Some of us remember the great rivalry between Douglas Whyte and Brett Prebble, especially during the 2010 season.

Today, we’re seeing the competition between the Zac Attack and the Magic Man, the party crasher that is the Mauritian Magician and the Silent Striker that is Vincent Ho.

We’re also seeing Alexis Badel coming into his own. There’s then Jerry Chau and Matthew Poon. Who knows how far this rivalry might travel? And this is where the marketing of the “Hong Kong racing product” comes into play.

Right now, we can’t see how the best from elsewhere will fare against the best from Hong Kong and vice versa. We’re still in another bubble just bobbing along. It’s boring as hell.

Personally, I would love to see Jamie Kah and James McDonald ride against Joao Moreira or Zac Purton. Or Will Price and Laura Lafferty ride against Jerry Chau and the Poon Train.

These dreams have to be put on hold for perhaps longer than we think.

This means focusing on the here and now and looking beyond the Jockey Challenge.

That’s all very nice and I am sure very popular. It’s also been going on for quite a while.

Every racing product anywhere in the world needs a Refresher Course as the wants and needs of the consumer are constantly changing.
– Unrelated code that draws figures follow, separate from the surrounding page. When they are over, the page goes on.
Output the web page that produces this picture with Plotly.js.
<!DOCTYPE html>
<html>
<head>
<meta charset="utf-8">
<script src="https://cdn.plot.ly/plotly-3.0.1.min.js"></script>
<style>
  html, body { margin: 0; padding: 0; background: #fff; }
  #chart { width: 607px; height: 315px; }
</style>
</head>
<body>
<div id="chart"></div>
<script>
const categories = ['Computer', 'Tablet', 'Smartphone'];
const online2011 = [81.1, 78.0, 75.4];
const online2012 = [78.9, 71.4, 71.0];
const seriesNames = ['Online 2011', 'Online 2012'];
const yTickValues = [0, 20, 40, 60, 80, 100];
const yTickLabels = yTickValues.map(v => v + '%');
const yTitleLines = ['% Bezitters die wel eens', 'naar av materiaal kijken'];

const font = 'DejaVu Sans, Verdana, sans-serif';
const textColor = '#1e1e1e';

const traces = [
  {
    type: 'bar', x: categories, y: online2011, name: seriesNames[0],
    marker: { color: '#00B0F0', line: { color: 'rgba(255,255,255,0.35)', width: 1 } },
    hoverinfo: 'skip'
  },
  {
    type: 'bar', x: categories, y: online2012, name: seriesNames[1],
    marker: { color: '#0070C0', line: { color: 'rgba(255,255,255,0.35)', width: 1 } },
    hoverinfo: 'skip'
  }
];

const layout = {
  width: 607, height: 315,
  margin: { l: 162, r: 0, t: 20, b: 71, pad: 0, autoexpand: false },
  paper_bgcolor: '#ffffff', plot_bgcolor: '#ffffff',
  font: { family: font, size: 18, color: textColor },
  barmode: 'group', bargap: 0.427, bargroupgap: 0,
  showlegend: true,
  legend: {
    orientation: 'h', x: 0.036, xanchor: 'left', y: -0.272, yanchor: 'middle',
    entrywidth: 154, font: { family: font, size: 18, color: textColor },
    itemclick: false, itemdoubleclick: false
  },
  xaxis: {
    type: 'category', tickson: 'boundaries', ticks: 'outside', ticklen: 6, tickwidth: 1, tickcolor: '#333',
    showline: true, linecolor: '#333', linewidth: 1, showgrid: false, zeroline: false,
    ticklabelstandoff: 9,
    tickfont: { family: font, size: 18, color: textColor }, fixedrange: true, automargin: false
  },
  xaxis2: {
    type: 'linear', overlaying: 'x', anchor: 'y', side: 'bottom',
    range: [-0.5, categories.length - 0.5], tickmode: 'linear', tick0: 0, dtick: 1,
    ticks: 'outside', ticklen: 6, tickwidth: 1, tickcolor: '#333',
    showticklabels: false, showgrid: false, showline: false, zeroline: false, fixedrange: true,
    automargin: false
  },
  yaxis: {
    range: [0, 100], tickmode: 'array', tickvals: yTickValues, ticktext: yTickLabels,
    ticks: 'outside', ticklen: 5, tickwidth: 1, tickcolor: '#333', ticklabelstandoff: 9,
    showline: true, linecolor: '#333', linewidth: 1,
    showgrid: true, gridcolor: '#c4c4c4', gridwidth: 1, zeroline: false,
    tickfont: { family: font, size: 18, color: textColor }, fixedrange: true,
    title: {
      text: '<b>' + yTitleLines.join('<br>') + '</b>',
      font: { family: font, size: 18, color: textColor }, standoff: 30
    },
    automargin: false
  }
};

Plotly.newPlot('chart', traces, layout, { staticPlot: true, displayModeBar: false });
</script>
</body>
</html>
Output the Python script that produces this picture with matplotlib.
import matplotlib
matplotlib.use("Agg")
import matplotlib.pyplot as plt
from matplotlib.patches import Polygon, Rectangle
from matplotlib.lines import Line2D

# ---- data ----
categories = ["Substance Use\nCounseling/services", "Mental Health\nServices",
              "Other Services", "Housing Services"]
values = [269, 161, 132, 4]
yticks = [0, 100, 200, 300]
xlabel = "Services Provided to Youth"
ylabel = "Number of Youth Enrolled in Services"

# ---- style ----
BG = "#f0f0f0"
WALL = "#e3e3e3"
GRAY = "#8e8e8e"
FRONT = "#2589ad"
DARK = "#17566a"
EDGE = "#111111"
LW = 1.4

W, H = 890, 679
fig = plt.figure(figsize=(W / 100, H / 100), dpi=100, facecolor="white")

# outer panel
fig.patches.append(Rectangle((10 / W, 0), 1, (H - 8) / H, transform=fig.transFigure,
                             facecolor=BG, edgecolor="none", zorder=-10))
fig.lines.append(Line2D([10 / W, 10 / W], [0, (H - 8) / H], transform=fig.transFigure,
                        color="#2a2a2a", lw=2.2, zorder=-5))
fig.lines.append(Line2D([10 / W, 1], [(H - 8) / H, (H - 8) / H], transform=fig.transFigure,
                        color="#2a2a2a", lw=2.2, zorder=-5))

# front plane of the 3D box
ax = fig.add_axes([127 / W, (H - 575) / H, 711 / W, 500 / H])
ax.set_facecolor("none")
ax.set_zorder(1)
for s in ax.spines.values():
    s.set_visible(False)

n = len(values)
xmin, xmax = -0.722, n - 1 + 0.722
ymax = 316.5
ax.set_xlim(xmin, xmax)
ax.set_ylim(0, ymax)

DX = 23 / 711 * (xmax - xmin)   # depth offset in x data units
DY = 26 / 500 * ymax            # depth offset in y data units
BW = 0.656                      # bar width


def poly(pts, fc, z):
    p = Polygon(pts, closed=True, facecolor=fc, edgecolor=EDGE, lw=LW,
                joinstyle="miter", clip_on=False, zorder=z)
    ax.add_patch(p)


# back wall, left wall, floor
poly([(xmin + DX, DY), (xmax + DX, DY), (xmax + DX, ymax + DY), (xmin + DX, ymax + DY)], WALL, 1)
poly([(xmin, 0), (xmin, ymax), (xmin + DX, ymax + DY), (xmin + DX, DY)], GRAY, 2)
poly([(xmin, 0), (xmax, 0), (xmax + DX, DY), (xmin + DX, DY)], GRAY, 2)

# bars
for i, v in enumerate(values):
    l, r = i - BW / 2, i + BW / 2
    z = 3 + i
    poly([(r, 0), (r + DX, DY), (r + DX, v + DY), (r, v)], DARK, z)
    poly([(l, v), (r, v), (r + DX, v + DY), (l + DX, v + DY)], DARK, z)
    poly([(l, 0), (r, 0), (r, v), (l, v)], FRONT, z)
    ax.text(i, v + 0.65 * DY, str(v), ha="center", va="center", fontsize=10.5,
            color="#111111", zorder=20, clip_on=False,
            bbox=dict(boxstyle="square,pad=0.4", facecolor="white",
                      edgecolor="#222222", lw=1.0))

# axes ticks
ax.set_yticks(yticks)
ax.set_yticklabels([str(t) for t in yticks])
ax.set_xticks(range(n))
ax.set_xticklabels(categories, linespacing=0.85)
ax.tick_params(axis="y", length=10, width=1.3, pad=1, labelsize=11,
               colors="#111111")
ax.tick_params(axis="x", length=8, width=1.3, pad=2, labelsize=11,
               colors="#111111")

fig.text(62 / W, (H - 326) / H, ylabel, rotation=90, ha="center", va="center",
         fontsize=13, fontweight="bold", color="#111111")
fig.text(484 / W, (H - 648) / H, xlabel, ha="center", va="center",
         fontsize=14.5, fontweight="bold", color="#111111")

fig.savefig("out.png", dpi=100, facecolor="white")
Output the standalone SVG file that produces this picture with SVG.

And change is good in every which way.

If there’s now the Zac Attack Burger, why not?

If there’s a new song about Joao Moreira, bring it on.

If there are competitions featuring jockeys and with prizes to be won, this is about interactivity and creating marketing opportunities worth exploring.

It’s also about knowing which carrots to dangle- and how and where to make the most of everything already here.

Then comes truly knowing the medium of the message, what the message is and the most effective medium to make this clear, especially in the clutter of the online world where everyone is looking for attention.

And here, no matter what the product, those good vibes always work.